>>>

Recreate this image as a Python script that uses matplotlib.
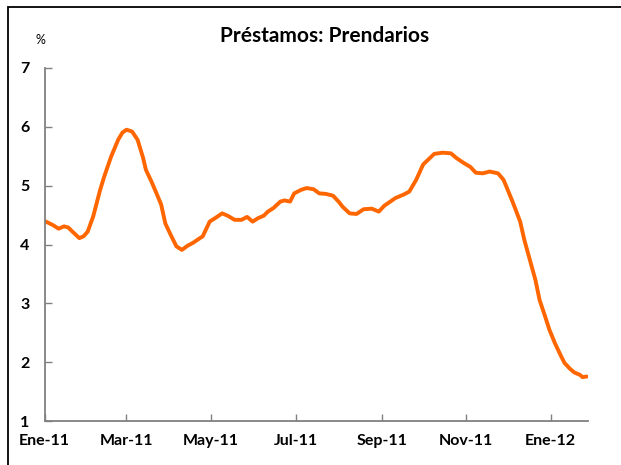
import pandas as pd
import matplotlib
matplotlib.use("Agg")
import matplotlib.pyplot as plt
from matplotlib.patches import Rectangle

# Días desde el 1 de enero de 2011 y tasa (%)
dias = [0, 6, 10, 14, 17, 20, 25, 28, 31, 35, 40, 43, 48, 53, 56, 59, 63, 67, 71, 73,
        77, 81, 84, 87, 91, 95, 99, 103, 107, 112, 114, 119, 123, 128, 132, 137, 142,
        146, 150, 154, 158, 161, 165, 170, 173, 177, 180, 185, 189, 194, 198, 203,
        208, 212, 215, 220, 225, 230, 236, 241, 245, 253, 259, 263, 268, 273, 277,
        281, 287, 293, 297, 302, 307, 311, 316, 321, 327, 331, 334, 338, 343, 346,
        350, 354, 357, 361, 364, 368, 372, 375, 379, 382, 386, 388, 391]
tasa = [4.40, 4.33, 4.27, 4.31, 4.29, 4.22, 4.11, 4.14, 4.22, 4.48, 4.93, 5.16, 5.50,
        5.78, 5.90, 5.95, 5.92, 5.78, 5.47, 5.27, 5.07, 4.85, 4.68, 4.36, 4.16, 3.97,
        3.91, 3.98, 4.03, 4.11, 4.14, 4.39, 4.45, 4.53, 4.49, 4.42, 4.42, 4.47, 4.39,
        4.45, 4.49, 4.56, 4.62, 4.73, 4.75, 4.73, 4.87, 4.93, 4.96, 4.94, 4.87, 4.86,
        4.83, 4.73, 4.64, 4.53, 4.52, 4.60, 4.61, 4.56, 4.66, 4.79, 4.85, 4.90, 5.10,
        5.36, 5.45, 5.54, 5.56, 5.55, 5.47, 5.39, 5.32, 5.22, 5.21, 5.24, 5.21, 5.10,
        4.93, 4.70, 4.39, 4.08, 3.74, 3.40, 3.06, 2.78, 2.56, 2.33, 2.13, 1.99, 1.89,
        1.83, 1.79, 1.75, 1.76]

meses_ticks = ["2011-01-01", "2011-03-01", "2011-05-01", "2011-07-01",
               "2011-09-01", "2011-11-01", "2012-01-01"]
etiquetas = ["Ene-11", "Mar-11", "May-11", "Jul-11", "Sep-11", "Nov-11", "Ene-12"]

fechas = pd.Timestamp("2011-01-01") + pd.to_timedelta(dias, unit="D")

plt.rcParams["font.family"] = ["Lato", "DejaVu Sans"]

fig = plt.figure(figsize=(6.21, 4.65), dpi=100)
ax = fig.add_axes([0.072, 0.094, 0.875, 0.76])

ax.plot(fechas, tasa, color="#FF6600", linewidth=2.8, solid_capstyle="round")

ax.set_ylim(1, 7)
ax.set_yticks(range(1, 8))
ax.set_xlim(pd.Timestamp("2011-01-01"), pd.Timestamp("2012-01-28"))
ax.set_xticks(pd.to_datetime(meses_ticks))
ax.set_xticklabels(etiquetas)

for lado in ["top", "right"]:
    ax.spines[lado].set_visible(False)
for lado in ["left", "bottom"]:
    ax.spines[lado].set_color("#808080")
    ax.spines[lado].set_linewidth(1.3)

ax.tick_params(axis="both", direction="in", length=5, width=1, color="#808080",
               labelsize=11.5)
ax.tick_params(axis="y", pad=11)
ax.tick_params(axis="x", pad=9)
for lbl in ax.get_xticklabels() + ax.get_yticklabels():
    lbl.set_fontweight("bold")

fig.text(325 / 621, 1 - 36 / 465, "Préstamos: Prendarios", ha="center", va="center",
         fontsize=15, fontweight="bold")
fig.text(40 / 621, 1 - 40 / 465, "%", ha="center", va="center", fontsize=9)

# marco exterior (solo se ven los bordes izquierdo y superior)
fig.patches.append(Rectangle((8 / 621, -0.05), 1.0, 1 - 7 / 465 + 0.05,
                             transform=fig.transFigure, fill=False,
                             edgecolor="black", linewidth=1.3))

fig.savefig("out.png", dpi=100)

<<<

### Short problem
Leave out the pictures, then repeat the listing above exactly from its first line to the line with "from matplotlib.patches import Rectangle", inclusive.

### The solution
Recreate this image as a Python script that uses matplotlib.
import pandas as pd
import matplotlib
matplotlib.use("Agg")
import matplotlib.pyplot as plt
from matplotlib.patches import Rectangle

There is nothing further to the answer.